On Fri, 18 Mar 2005 14:24:22 -0500, Daniel Phillips <[EMAIL PROTECTED]> wrote:
> On Friday 18 March 2005 05:02, Attila Kinali wrote:
> > On Thu, 17 Mar 2005 18:50:50 -0500 I wrote:
> > > Just for reference, how about describing the mga approach here?
> >
> > It uses always indirect DMA for all commands.
> >
> > a DMA transfere looks like this:
> > (Disclaimer: i do not fully understand how the matrox DMA
> > system works. I'm quite sure i missed quite a lot of it)
> >
> > * Set up secondary DMA transfere buffer.
> > * Set up primary DMA buffer to read from the secondary buffer(s).
> > * Write PRIMEND (end of primary buffer) to start transfere.
> >
> > The data written in the primary DMA buffer are
> > register + value pairs which will be loaded into the GPU
> > and then trigger further processing (eg running a 2 stage
> > DMA).
> 
> OK, the two level DMA structure is not unlike our current proposal.  (Hmm, I
> ask myself is this where Timothy got his model or did he arrive at it from
> first principles as I did...)

I got it from experience with a different chip, plus some of my own ideas.  

As for interrupts, I've never seen another chip have "fifo/buffer
almost empty", or even "fifo/buffer completely empty."  I've only seen
them have "engine completely idle".

> 
> The register model however is an obsolete throwback that I would like to
> eradicate from our design.  We have a command stream, commands have command
> fields, there may be no simple mapping between command fields and
> registers.  We certainly do not need register numbers in the command
> fields.  In fact, we don't need registers at all, except for DMA control
> and similar.  We don't even need registers for reading GL state: the driver
> knows the GL state, and as a bonus, it knows the current values, not state
> as of some time in the past, which is what the rendering pipeline knows.
> Getting rid of the requirement for reading GL state from the card gets rid
> of a whole class of messy pipeline synchronization issues.

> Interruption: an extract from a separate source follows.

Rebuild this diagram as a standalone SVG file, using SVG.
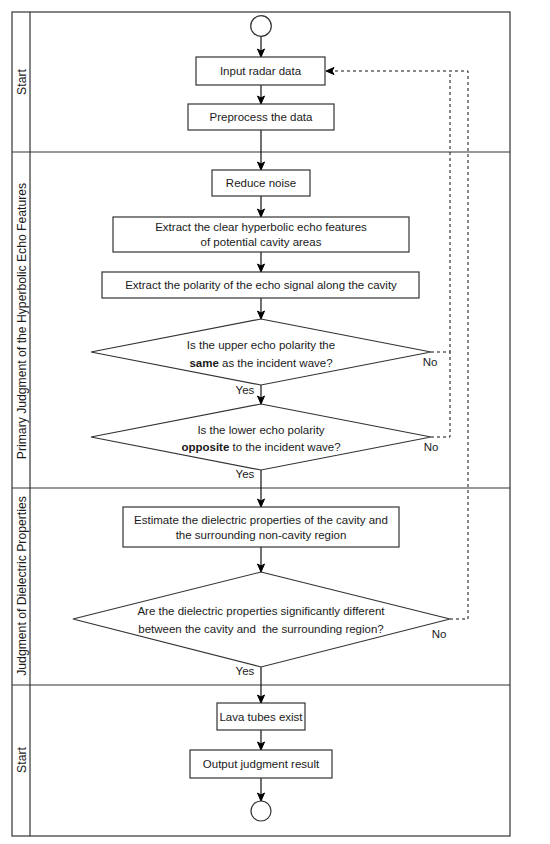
<svg xmlns="http://www.w3.org/2000/svg" width="550" height="844" viewBox="0 0 550 844">
<defs>
<marker id="arr" markerWidth="10" markerHeight="10" refX="9" refY="5" orient="auto" markerUnits="userSpaceOnUse">
<path d="M1,1.5 L9,5 L1,8.5 L3,5 Z" fill="#000" stroke="#000" stroke-width="1"/>
</marker>
</defs>
<style>
text{font-family:"Liberation Sans",Arial,sans-serif;font-size:11.5px;fill:#1a1a1a}
.lt{font-size:12.2px}
.box{fill:#fff;stroke:#333;stroke-width:1.2}
.lane{fill:none;stroke:#333;stroke-width:1.2}
.c{stroke:#111;stroke-width:1.2;fill:none}
.d{stroke:#111;stroke-width:1;fill:none;stroke-dasharray:3,3}
.lbl{text-anchor:middle;dominant-baseline:central}
</style>
<rect width="550" height="844" fill="#fff"/>
<g id="lanes">
<rect class="lane" x="12" y="12" width="498" height="824"/>
<line class="lane" x1="30" y1="12" x2="30" y2="836"/>
<line class="lane" x1="12" y1="152" x2="510" y2="152"/>
<line class="lane" x1="12" y1="488" x2="510" y2="488"/>
<line class="lane" x1="12" y1="685" x2="510" y2="685"/>
<text class="lbl lt" transform="translate(21.5,82) rotate(-90)">Start</text>
<text class="lbl lt" transform="translate(21.5,321) rotate(-90)">Primary Judgment of the Hyperbolic Echo Features</text>
<text class="lbl lt" transform="translate(21.5,586) rotate(-90)">Judgment of Dielectric Properties</text>
<text class="lbl lt" transform="translate(21.5,760) rotate(-90)">Start</text>
</g>
<g id="connectors">
<line class="c" x1="261" y1="36" x2="261" y2="57" marker-end="url(#arr)"/>
<line class="c" x1="261" y1="85" x2="261" y2="104" marker-end="url(#arr)"/>
<line class="c" x1="261" y1="130" x2="261" y2="170" marker-end="url(#arr)"/>
<line class="c" x1="261" y1="196" x2="261" y2="217" marker-end="url(#arr)"/>
<line class="c" x1="261" y1="252" x2="261" y2="272" marker-end="url(#arr)"/>
<line class="c" x1="261" y1="298" x2="261" y2="319" marker-end="url(#arr)"/>
<line class="c" x1="261" y1="385" x2="261" y2="404" marker-end="url(#arr)"/>
<line class="c" x1="261" y1="470" x2="261" y2="507" marker-end="url(#arr)"/>
<line class="c" x1="261" y1="547" x2="261" y2="572" marker-end="url(#arr)"/>
<line class="c" x1="261" y1="667" x2="261" y2="703" marker-end="url(#arr)"/>
<line class="c" x1="261" y1="730" x2="261" y2="750" marker-end="url(#arr)"/>
<line class="c" x1="261" y1="778" x2="261" y2="801" marker-end="url(#arr)"/>
<polyline class="d" points="431,352 450,352 450,71"/>
<polyline class="d" points="431,437 450,437 450,352"/>
<polyline class="d" points="450,619 468,619 468,71 326,71" marker-end="url(#arr)"/>
<text x="245" y="390" class="lbl">Yes</text>
<text x="245" y="474" class="lbl">Yes</text>
<text x="245" y="671" class="lbl">Yes</text>
<text x="430" y="362" class="lbl">No</text>
<text x="431" y="447" class="lbl">No</text>
<text x="439" y="634" class="lbl">No</text>
</g>
<g id="start"><circle cx="261" cy="26" r="10.3" class="box"/></g>
<g id="input"><rect class="box" x="196" y="57" width="129" height="28"/><text x="260.5" y="71" class="lbl">Input radar data</text></g>
<g id="preprocess"><rect class="box" x="188" y="104" width="146" height="26"/><text x="261" y="117" class="lbl">Preprocess the data</text></g>
<g id="noise"><rect class="box" x="212" y="170" width="98" height="26"/><text x="261" y="183" class="lbl">Reduce noise</text></g>
<g id="extract1"><rect class="box" x="113" y="217" width="296" height="35"/><text x="261" y="227" class="lbl">Extract the clear hyperbolic echo features</text><text x="261" y="242" class="lbl">of potential cavity areas</text></g>
<g id="extract2"><rect class="box" x="102" y="272" width="317" height="26"/><text x="261" y="285" class="lbl">Extract the polarity of the echo signal along the cavity</text></g>
<g id="dec1"><polygon class="box" points="261,319 431,352 261,385 91,352"/><text x="261" y="345" class="lbl">Is the upper echo polarity the</text><text x="261" y="363" class="lbl"><tspan font-weight="bold">same</tspan> as the incident wave?</text></g>
<g id="dec2"><polygon class="box" points="261,404 431,437 261,470 91,437"/><text x="261" y="430" class="lbl">Is the lower echo polarity</text><text x="261" y="447" class="lbl"><tspan font-weight="bold">opposite</tspan> to the incident wave?</text></g>
<g id="estimate"><rect class="box" x="123" y="507" width="276" height="40"/><text x="261" y="520" class="lbl">Estimate the dielectric properties of the cavity and</text><text x="261" y="535" class="lbl">the surrounding non-cavity region</text></g>
<g id="dec3"><polygon class="box" points="261,572 450,619 261,667 73,619"/><text x="261" y="611" class="lbl">Are the dielectric properties significantly different</text><text x="261" y="629" class="lbl" xml:space="preserve">between the cavity and  the surrounding region?</text></g>
<g id="lava"><rect class="box" x="217" y="703" width="88" height="27"/><text x="261" y="716.5" class="lbl">Lava tubes exist</text></g>
<g id="output"><rect class="box" x="190" y="750" width="142" height="28"/><text x="261" y="764" class="lbl">Output judgment result</text></g>
<g id="end"><circle cx="261" cy="811" r="10" class="box"/></g>
</svg>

Perhaps I'm thinking in terms of an archaic design philosophy,
although I have designed a GPU before, and it seemed most logical to
do it this way.

Here's how the pipeline works:  Each pipeline stage that you see in
the model is really composed of many substages.  One of the early
substages is responsible for extracting register writes.  See, we want
writes to occur in pipeline order, and we don't want to stall the
pipeline when writing to registers, so we just carry them down the
pipeline just like fragments.  To extract the register writes, they're
identified by number.  If the register doesn't belong to this stage,
it's passed along; if it does belong to this stage, it's stored and
dropped; and if it partially belongs to this stage, it's stored and
passed along.

Given this architecture, the registers need to be numbered, and
there's little reason not to number them as a subset of all of the
rest of the registers in the chip and give access to them the same
way.

Really, as it turns out, the biggest negative is that the logic to
translate the DMA packets into the appropriate register writes is
non-trivial.  This is why some chips use a microcontroller for this
purpose.  If I have to develop anything programmable for that, it'll
be documented.  Smile.  :)

> The only plausible argument for having registers I've seen so far is for
> debugging, and then it's unimportant to have any formal definition.  Let's
> just get rid of the idea of drawing registers, it's obsolete.

You have to store the state information SOMEWHERE.  Those where's are
registers, and they have to be numbered.

> 
> > The thing that makes it ugly for me is, that every transefer
> > is based either on whole lines or whole pixel. This has the
> > disadvantage that if my user space program has a picture to
> > draw, that i needs to be split at line ends and that the
> > lines are may not cross page boundaries under any circumstances
> > unless the pages are continous.
> 
> We haven't even gotten to that part yet, so it can't possibly be
> misdesigned ;)
> 
> I'm working on the assumption that when a command deals with a rectangle,
> the engine is smart enough to process the whole rectangle.  Raster lines
> don't come into it at all, at the command level.

Our DMA will be linear data.  There are no rectangles, and the
scanline granularity is to the pixel.  None of the things you're
talking about are going to be a problem.